So I guess that is my point. Although we certainly can make choices which theoretically will incur good or bad consequences in the future – and we actually should make good choices to that end – yet all those activities must be undertaken in the present, because there is always that great impregnable wall, that utterly impassable barrier, that I have no knowledge or control even one second into my future.

“We will go today or tomorrow into this city and spend one year there and trade and make a profit.”

Yeah, right.

No wonder God calls it boasting. It must be profoundly ridiculous to Him to hear us puffing and blowing about whatever it is we think we’re going to do, completely without any recognition of Him or the fact that our very breath is in His hand!

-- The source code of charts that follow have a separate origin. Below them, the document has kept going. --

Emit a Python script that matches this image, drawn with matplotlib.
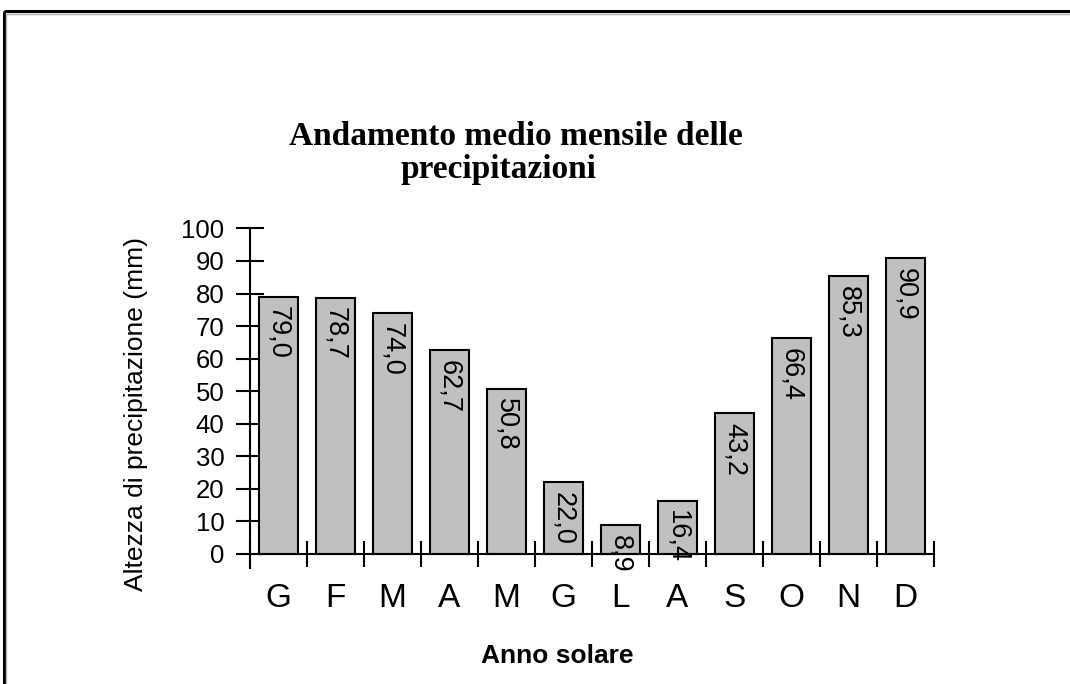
import matplotlib
matplotlib.use('Agg')
import matplotlib.pyplot as plt
import numpy as np
from matplotlib.lines import Line2D

# dati: precipitazioni medie mensili (mm)
months = ['G', 'F', 'M', 'A', 'M', 'G', 'L', 'A', 'S', 'O', 'N', 'D']
rain = [79.0, 78.7, 74.0, 62.7, 50.8, 22.0, 8.9, 16.4, 43.2, 66.4, 85.3, 90.9]
yticks = [0, 10, 20, 30, 40, 50, 60, 70, 80, 90, 100]

plt.rcParams['font.family'] = ['Liberation Sans', 'DejaVu Sans']

fig = plt.figure(figsize=(10.7, 6.84), dpi=100)
fig.patch.set_facecolor('white')

# cornice in alto e a sinistra
fig.add_artist(Line2D([0.0037, 1], [0.9835, 0.9835], transform=fig.transFigure,
                      color='black', lw=2.2, solid_capstyle='butt'))
fig.add_artist(Line2D([0.0037, 1], [0.980, 0.980], transform=fig.transFigure,
                      color='#b0b0b0', lw=1.0))
fig.add_artist(Line2D([0.0037, 0.0037], [0, 0.9835], transform=fig.transFigure,
                      color='black', lw=2.2, solid_capstyle='butt'))
fig.add_artist(Line2D([0.0060, 0.0060], [0, 0.980], transform=fig.transFigure,
                      color='#b0b0b0', lw=1.0))

ax = fig.add_axes([0.23364, 0.16959, 0.63925, 0.49649])
x = np.arange(len(months)) + 0.5
ax.bar(x, rain, width=0.667, color='#c0c0c0', edgecolor='black', linewidth=1.5, zorder=2)

for xi, v in zip(x, rain):
    ax.annotate(f'{v:.1f}'.replace('.', ','), (xi, v), xytext=(0, -7),
                textcoords='offset points', rotation=270, ha='center', va='top',
                fontsize=19.5, zorder=5, annotation_clip=False)

ax.set_xlim(0, 12)
ax.set_ylim(-4.3, 100)
for s in ['top', 'right']:
    ax.spines[s].set_visible(False)
ax.spines['bottom'].set_position(('data', 0))
ax.spines['left'].set_linewidth(1.5)
ax.spines['bottom'].set_linewidth(1.5)

ax.set_yticks(yticks)
ax.set_yticklabels([str(t) for t in yticks], fontsize=18.5)
ax.tick_params(axis='y', direction='inout', length=20, width=1.5, pad=8.5)

ax.set_xticks(np.arange(13))
ax.set_xticklabels([])
ax.tick_params(axis='x', which='major', direction='inout', length=19, width=1.5)
ax.set_xticks(x, minor=True)
ax.set_xticklabels(months, minor=True, fontsize=24)
ax.tick_params(axis='x', which='minor', length=0, pad=21)

fig.text(0.4822, 0.788, 'Andamento medio mensile delle', ha='center', va='baseline',
         fontsize=24, fontweight='bold', family=['Liberation Serif', 'DejaVu Serif'])
fig.text(0.4654, 0.7398, 'precipitazioni', ha='center', va='baseline',
         fontsize=24, fontweight='bold', family=['Liberation Serif', 'DejaVu Serif'])
fig.text(0.1271, 0.3947, 'Altezza di precipitazione (mm)', rotation=90,
         ha='center', va='center', fontsize=19)
fig.text(0.5206, 0.0307, 'Anno solare', ha='center', va='baseline',
         fontsize=19, fontweight='bold')

fig.savefig('out.png', dpi=100)
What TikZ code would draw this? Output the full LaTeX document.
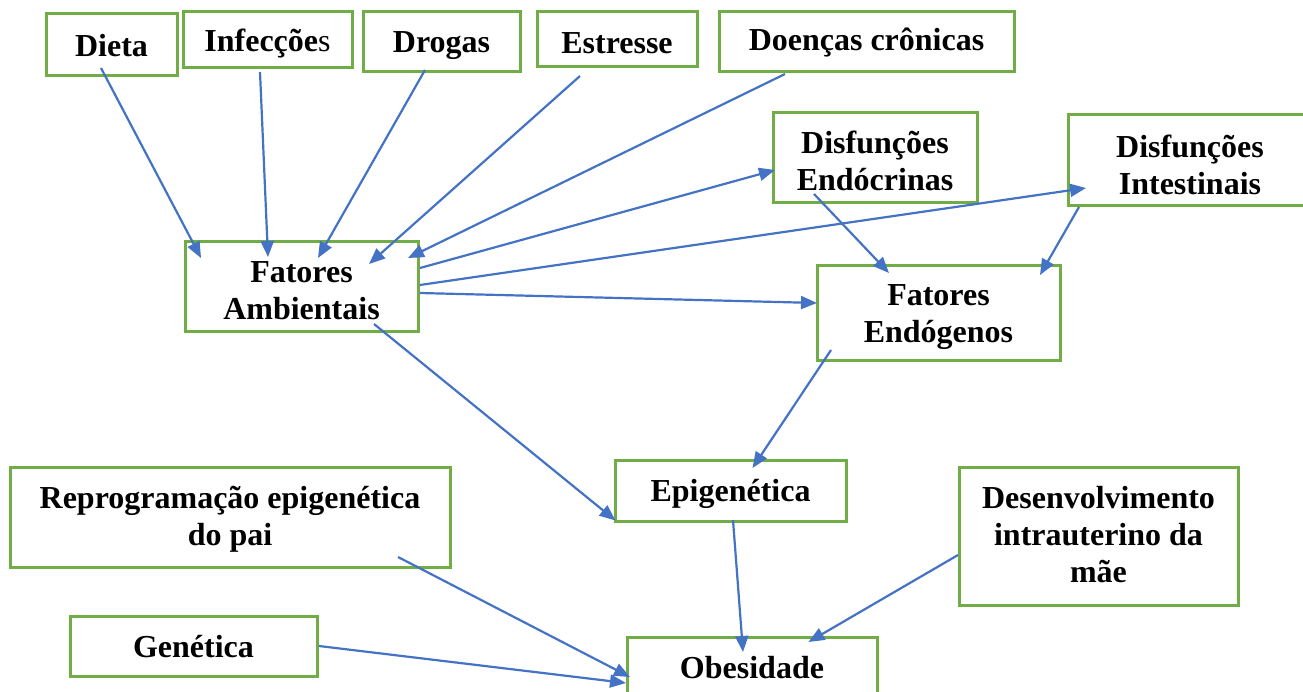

No wonder He says, “All such boasting is evil.”

The cure for our presumptuousness, says James, is to live in the constant awareness of God’s presence and total control. “If the Lord will, we will do this or that.” All we need to do is add this element of humility to our planning and it immediately becomes something we rightly do. This element of humility saves us from our evil inclination toward a presumptuousness that God condemns. I would suggest it is simply a matter of clearly recognizing that wall between my present and even one second into my future. The present is mine in which to live under God. The present is mine to make choices which, under God, I believe will bear good fruit in my future; but that future is totally God’s domain. I possess no control over it and in fact have no certainty whatsoever I’ll even live to see it.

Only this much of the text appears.